Proponents say they want to use extra money to improve quality of life for foreign residents, strengthen programs to find and deport illegal residents.
Recently, the Japanese government indicated that it will likely be raising departure taxes by a considerable amount, requiring international travelers to pay more when flying out of Japan. Now it looks like it’s going to cost more to remain in the country too for Japan’s foreign residents.
Currently, the Japanese government’s Immigration Services Agency charges a fee of 6,000 yen (US$40) when foreigners living in the country apply to renew or change the classification of their residency visa (such as changing from a student visa to a work visa, or a work visa to a spousal visa). This price was instituted in April of this year, and is already a 2,000-yen increase over the previous fee. However, Japanese politicians are already indicating a desire to raise the fee again, and this time by a much more dramatic degree.
Multiple media outlets, citing unnamed sources related to the proposal, say that the intent would be to raise visa renewal fees to somewhere in the range of 30,000 to 40,000 yen, five times or more than the current price. With some foreign residents of Japan only granted one-year visas, they would have to pay this fee on an annual basis in order to remain in the country. The planned increase would be even larger for foreigners living in Japan who are applying for permanent residency status, which currently carries a 10,000-yen application fee and would, under the plan, be raised to 100,000 yen, 10 times the current price.
▼ The price of a permanent residency application should the idea go through.
Note also that these are the fees that must be paid specifically to file applications. There’s no guarantee that the visa or permanent residency status will be granted, meaning that foreign residents could wind up paying as much as 100,000 yen only to be told “Sorry, but no” and having to eat the financial loss. Also worth considering is that visa status is granted on an individual basis, so in the case of foreign resident couples or families, each member of the household will be charged the application fees.
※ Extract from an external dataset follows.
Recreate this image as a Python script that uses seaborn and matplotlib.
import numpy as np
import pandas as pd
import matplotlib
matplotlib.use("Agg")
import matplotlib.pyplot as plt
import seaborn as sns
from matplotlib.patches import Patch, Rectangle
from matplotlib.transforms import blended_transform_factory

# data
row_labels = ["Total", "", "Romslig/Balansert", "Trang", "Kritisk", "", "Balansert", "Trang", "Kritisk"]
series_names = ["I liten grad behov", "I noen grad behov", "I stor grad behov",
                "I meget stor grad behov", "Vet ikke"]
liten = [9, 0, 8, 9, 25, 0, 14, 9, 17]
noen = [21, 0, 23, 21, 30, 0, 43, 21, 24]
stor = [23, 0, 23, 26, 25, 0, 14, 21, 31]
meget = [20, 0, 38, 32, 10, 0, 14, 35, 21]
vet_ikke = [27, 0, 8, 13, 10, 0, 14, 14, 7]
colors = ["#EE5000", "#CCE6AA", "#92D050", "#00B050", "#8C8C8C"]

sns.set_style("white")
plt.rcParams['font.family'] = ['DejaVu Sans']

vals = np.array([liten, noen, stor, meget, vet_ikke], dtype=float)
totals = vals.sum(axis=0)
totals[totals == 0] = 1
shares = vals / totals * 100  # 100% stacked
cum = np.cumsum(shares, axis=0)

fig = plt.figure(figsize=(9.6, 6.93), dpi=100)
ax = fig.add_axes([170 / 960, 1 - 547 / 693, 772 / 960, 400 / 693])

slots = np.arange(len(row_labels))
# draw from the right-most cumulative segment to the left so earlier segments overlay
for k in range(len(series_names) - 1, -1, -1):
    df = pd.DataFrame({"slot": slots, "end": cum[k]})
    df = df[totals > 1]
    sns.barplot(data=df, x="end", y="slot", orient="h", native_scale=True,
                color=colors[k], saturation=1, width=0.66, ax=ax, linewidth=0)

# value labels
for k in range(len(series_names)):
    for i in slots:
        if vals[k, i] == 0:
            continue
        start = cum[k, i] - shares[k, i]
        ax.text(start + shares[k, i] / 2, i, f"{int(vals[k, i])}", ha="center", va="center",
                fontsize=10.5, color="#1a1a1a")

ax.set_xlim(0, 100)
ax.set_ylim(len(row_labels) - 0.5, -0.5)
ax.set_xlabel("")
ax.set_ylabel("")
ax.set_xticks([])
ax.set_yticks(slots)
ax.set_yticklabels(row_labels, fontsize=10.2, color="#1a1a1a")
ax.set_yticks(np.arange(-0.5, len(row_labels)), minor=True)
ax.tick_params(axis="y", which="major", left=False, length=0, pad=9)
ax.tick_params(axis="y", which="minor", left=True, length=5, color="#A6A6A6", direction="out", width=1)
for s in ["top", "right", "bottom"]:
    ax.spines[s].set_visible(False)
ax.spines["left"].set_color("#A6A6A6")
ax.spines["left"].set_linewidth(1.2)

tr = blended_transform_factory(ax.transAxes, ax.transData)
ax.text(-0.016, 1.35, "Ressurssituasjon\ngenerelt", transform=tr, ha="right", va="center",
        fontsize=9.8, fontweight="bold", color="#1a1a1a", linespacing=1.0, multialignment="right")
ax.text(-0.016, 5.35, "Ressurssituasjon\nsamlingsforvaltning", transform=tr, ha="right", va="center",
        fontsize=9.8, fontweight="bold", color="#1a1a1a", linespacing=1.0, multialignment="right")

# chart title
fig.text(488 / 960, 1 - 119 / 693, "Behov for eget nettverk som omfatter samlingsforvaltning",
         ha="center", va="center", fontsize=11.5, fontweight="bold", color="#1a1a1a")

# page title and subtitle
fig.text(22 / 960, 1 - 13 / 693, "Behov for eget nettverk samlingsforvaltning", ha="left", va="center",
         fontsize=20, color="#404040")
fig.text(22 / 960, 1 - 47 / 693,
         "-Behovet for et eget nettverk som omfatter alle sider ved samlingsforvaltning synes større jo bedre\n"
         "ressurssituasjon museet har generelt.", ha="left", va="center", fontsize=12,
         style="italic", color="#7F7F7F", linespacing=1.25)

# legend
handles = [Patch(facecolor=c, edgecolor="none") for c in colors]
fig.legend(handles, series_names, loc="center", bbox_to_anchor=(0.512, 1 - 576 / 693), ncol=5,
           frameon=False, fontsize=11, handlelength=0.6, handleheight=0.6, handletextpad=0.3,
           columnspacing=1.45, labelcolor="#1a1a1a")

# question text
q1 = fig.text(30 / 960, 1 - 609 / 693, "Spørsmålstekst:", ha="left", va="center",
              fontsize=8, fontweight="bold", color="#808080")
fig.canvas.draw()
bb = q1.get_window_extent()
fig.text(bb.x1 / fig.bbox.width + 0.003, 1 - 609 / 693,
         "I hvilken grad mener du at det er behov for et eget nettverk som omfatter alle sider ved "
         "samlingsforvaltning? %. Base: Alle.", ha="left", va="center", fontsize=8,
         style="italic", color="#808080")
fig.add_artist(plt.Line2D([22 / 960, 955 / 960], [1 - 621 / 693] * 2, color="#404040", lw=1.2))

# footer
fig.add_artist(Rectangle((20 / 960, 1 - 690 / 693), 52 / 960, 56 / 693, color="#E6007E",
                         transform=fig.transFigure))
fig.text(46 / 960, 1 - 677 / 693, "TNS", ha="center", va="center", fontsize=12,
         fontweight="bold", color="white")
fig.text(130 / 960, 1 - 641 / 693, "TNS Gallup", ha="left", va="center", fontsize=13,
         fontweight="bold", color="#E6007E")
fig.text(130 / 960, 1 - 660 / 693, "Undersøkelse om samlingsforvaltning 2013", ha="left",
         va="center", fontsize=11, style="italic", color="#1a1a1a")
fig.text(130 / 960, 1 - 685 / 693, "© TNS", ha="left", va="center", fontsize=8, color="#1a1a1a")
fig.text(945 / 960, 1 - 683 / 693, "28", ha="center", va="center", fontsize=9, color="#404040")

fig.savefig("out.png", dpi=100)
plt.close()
As to why some Japanese politicians want higher fees, some have said it’s a response to inflation, but the idea that the costs the Immigration Services Agency incurs in processing a visa application have risen by 400 percent is laughable, so this is clearly a move to substantially boost government revenue by draining it from foreign residents. To be fair, Japan’s current visa renewal fees are much lower than the onces charged by many other countries, Converted to yen, the cost of renewing a work visa is roughly 16,000 yen in Germany, 70,000 yen in the U.S., and 169,000 yen in the U.K., and some of the Japanese politicians pushing for higher fees say they want Japan’s to be more in line with the amounts charged in Western countries. However, a justification of “We’re only gouging you because other countries gouge their foreign residents” is likely to be of little comfort to foreign residents in Japan if they end up having to pay the higher prices.
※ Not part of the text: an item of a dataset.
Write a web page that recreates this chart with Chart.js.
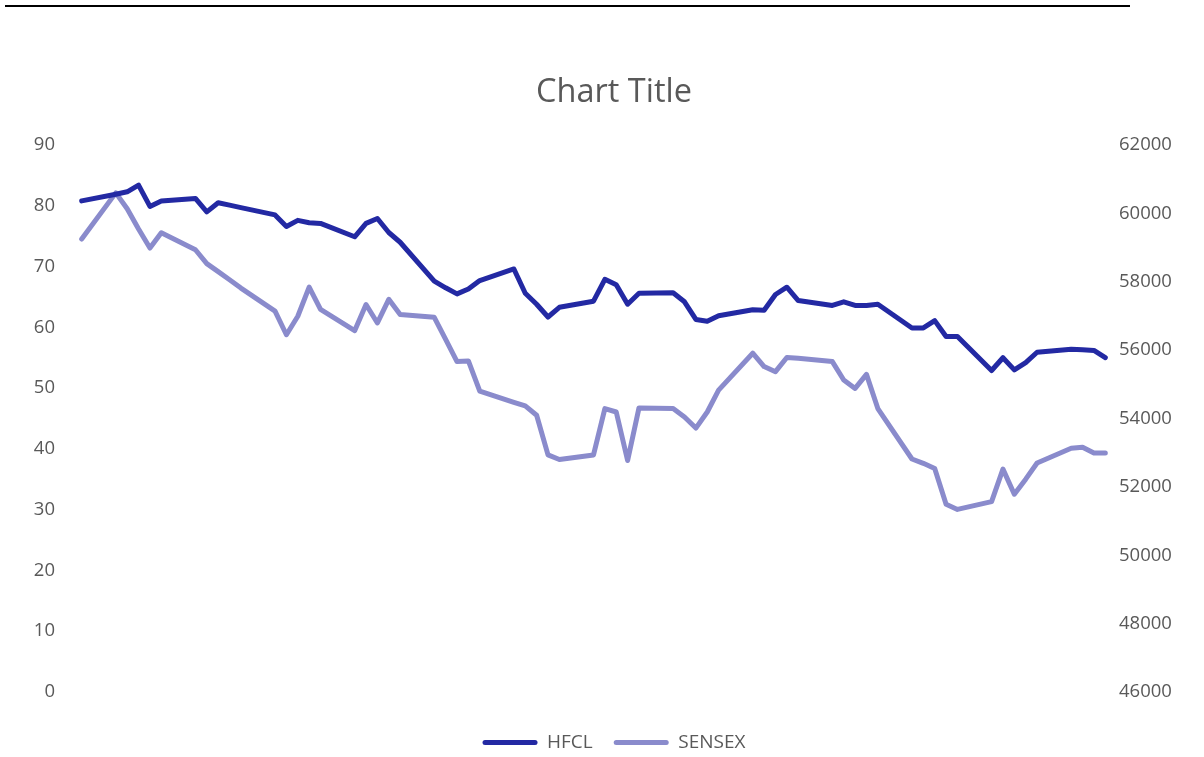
<!DOCTYPE html>
<html>
<head>
<meta charset="utf-8">
<title>HFCL vs SENSEX</title>
<script src="https://cdn.jsdelivr.net/npm/chart.js@4"></script>
<style>
  html, body { margin: 0; background: #fff; overflow: hidden; }
  #wrap { position: relative; width: 1204px; height: 762px; }
  #topRule { position: absolute; left: 5px; top: 5px; width: 1125px; height: 2px; background: #000; }
</style>
</head>
<body>
<div id="wrap">
  <div id="topRule"></div>
  <canvas id="chart"></canvas>
</div>
<script>
// trading days, counted in calendar days from the first session
const days = [0, 3, 4, 5, 6, 7, 10, 11, 12, 13, 14, 17, 18, 19, 20, 21, 24, 25, 26, 27, 28,
  31, 32, 33, 34, 35, 38, 39, 40, 41, 42, 45, 46, 47, 48, 49, 52, 53, 54, 55, 56,
  59, 60, 61, 62, 63, 66, 67, 68, 69, 70, 73, 74, 75, 76, 77, 80, 81, 82, 83, 84, 87, 88, 89, 90];

const hfcl = [80.8, 81.9, 82.3, 83.4, 79.9, 80.8, 81.2, 79.0, 80.5, 80.1, 79.7, 78.5, 76.6, 77.6, 77.2, 77.1, 74.9, 77.1, 77.9, 75.6, 74.0,
  67.6, 66.5, 65.5, 66.3, 67.7, 69.6, 65.6, 63.8, 61.7, 63.3, 64.3, 67.9, 67.0, 63.8, 65.6, 65.7, 64.2, 61.3, 61.0, 61.9,
  62.9, 62.8, 65.4, 66.6, 64.4, 63.6, 64.2, 63.6, 63.6, 63.8, 59.9, 59.9, 61.1, 58.5, 58.5, 52.9, 55.0, 53.0, 54.2, 55.9, 56.4, 56.3, 56.2, 55.0];

const sensex = [59250, 60600, 60135, 59545, 58985, 59430, 58935, 58530, 58295, 58060, 57815, 57140, 56450, 56990, 57845, 57190, 56570, 57335, 56795, 57485, 57040,
  56960, 56315, 55665, 55685, 54800, 54475, 54370, 54095, 52935, 52800, 52935, 54290, 54190, 52770, 54310, 54290, 54045, 53720, 54190, 54830,
  55910, 55520, 55370, 55785, 55760, 55665, 55125, 54880, 55290, 54290, 52815, 52690, 52540, 51490, 51340, 51570, 52520, 51785, 52225, 52700, 53130, 53160, 52990, 52990];

const leftTicks = { min: 0, max: 90, step: 10 };
const rightTicks = { min: 46000, max: 62000, step: 2000 };

const GREY = "#595959";
const FONT = "'Open Sans', 'DejaVu Sans', sans-serif";

function pts(vals) {
  return vals.map((v, i) => ({ x: days[i], y: v }));
}

const lineStyle = {
  borderWidth: 5,
  pointRadius: 0,
  pointHoverRadius: 0,
  borderCapStyle: "round",
  borderJoinStyle: "round",
  tension: 0,
};

new Chart(document.getElementById("chart"), {
  type: "line",
  data: {
    datasets: [
      { label: "HFCL", data: pts(hfcl), borderColor: "#2329a3", backgroundColor: "#2329a3", yAxisID: "y", ...lineStyle },
      { label: "SENSEX", data: pts(sensex), borderColor: "#8a8bcc", backgroundColor: "#8a8bcc", yAxisID: "y1", ...lineStyle },
    ],
  },
  options: {
    responsive: true,
    maintainAspectRatio: false,
    animation: false,
    layout: { padding: { left: 24, right: 0, top: 0, bottom: 0 } },
    plugins: {
      title: {
        display: true,
        text: "Chart Title",
        color: GREY,
        font: { family: FONT, size: 32.5, weight: "normal" },
        padding: { top: 73, bottom: 33 },
      },
      legend: {
        position: "bottom",
        // empty legend title only pushes the entries down, away from the plot
        title: { display: true, text: "", font: { size: 10 }, padding: 4 },
        labels: {
          color: GREY,
          font: { family: FONT, size: 19 },
          boxWidth: 55,
          boxHeight: 5,
          padding: 21,
          useBorderRadius: true,
          borderRadius: 2.5,
          generateLabels: (chart) =>
            Chart.defaults.plugins.legend.labels.generateLabels(chart).map((l) => ({ ...l, lineWidth: 0 })),
        },
      },
      tooltip: { enabled: false },
    },
    scales: {
      x: { type: "linear", min: -0.5, max: 90.5, display: false },
      y: {
        position: "left",
        min: leftTicks.min,
        max: leftTicks.max,
        afterFit: (s) => { s.width = 52; },
        ticks: { stepSize: leftTicks.step, color: GREY, font: { family: FONT, size: 18.5 }, padding: 21 },
        grid: { display: false, drawTicks: false },
        border: { display: false },
      },
      y1: {
        position: "right",
        min: rightTicks.min,
        max: rightTicks.max,
        afterFit: (s) => { s.width = 93; },
        ticks: {
          stepSize: rightTicks.step,
          color: GREY,
          font: { family: FONT, size: 18.5 },
          padding: 8,
          callback: (v) => String(v),
        },
        grid: { display: false, drawTicks: false },
        border: { display: false },
      },
    },
  },
});
</script>
</body>
</html>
As for what it would do with all that extra cash, some proponents of the fee increases have said they want to use it to improve the quality of life of foreign residents in Japan, using it to speed up the visa processing process or improve Japanese-as-a-second-language educational opportunities. Other, though, have said that they would put the extra money taken from visa and permanent residency applicants to strengthen immigration control programs for identifying and deporting illegal immigrants in Japan, apparently unbothered by the irony of making Japan’s nearly four million legal foreign residents foot the bill for dealing with the estimated 70,000 who are skirting the rules, despite the latter group, by definition, not having visas and who thus wouldn’t be paying the higher renewal fees.
However, Japan’s current immigration laws set a maximum amount of 10,000 yen for visa renewal and permanent residency application processing fees. As such, raising the prices beyond that would require amending the law, which is expected to be what proponents will be formally proposing in the Diet when the new fiscal year begins in the spring.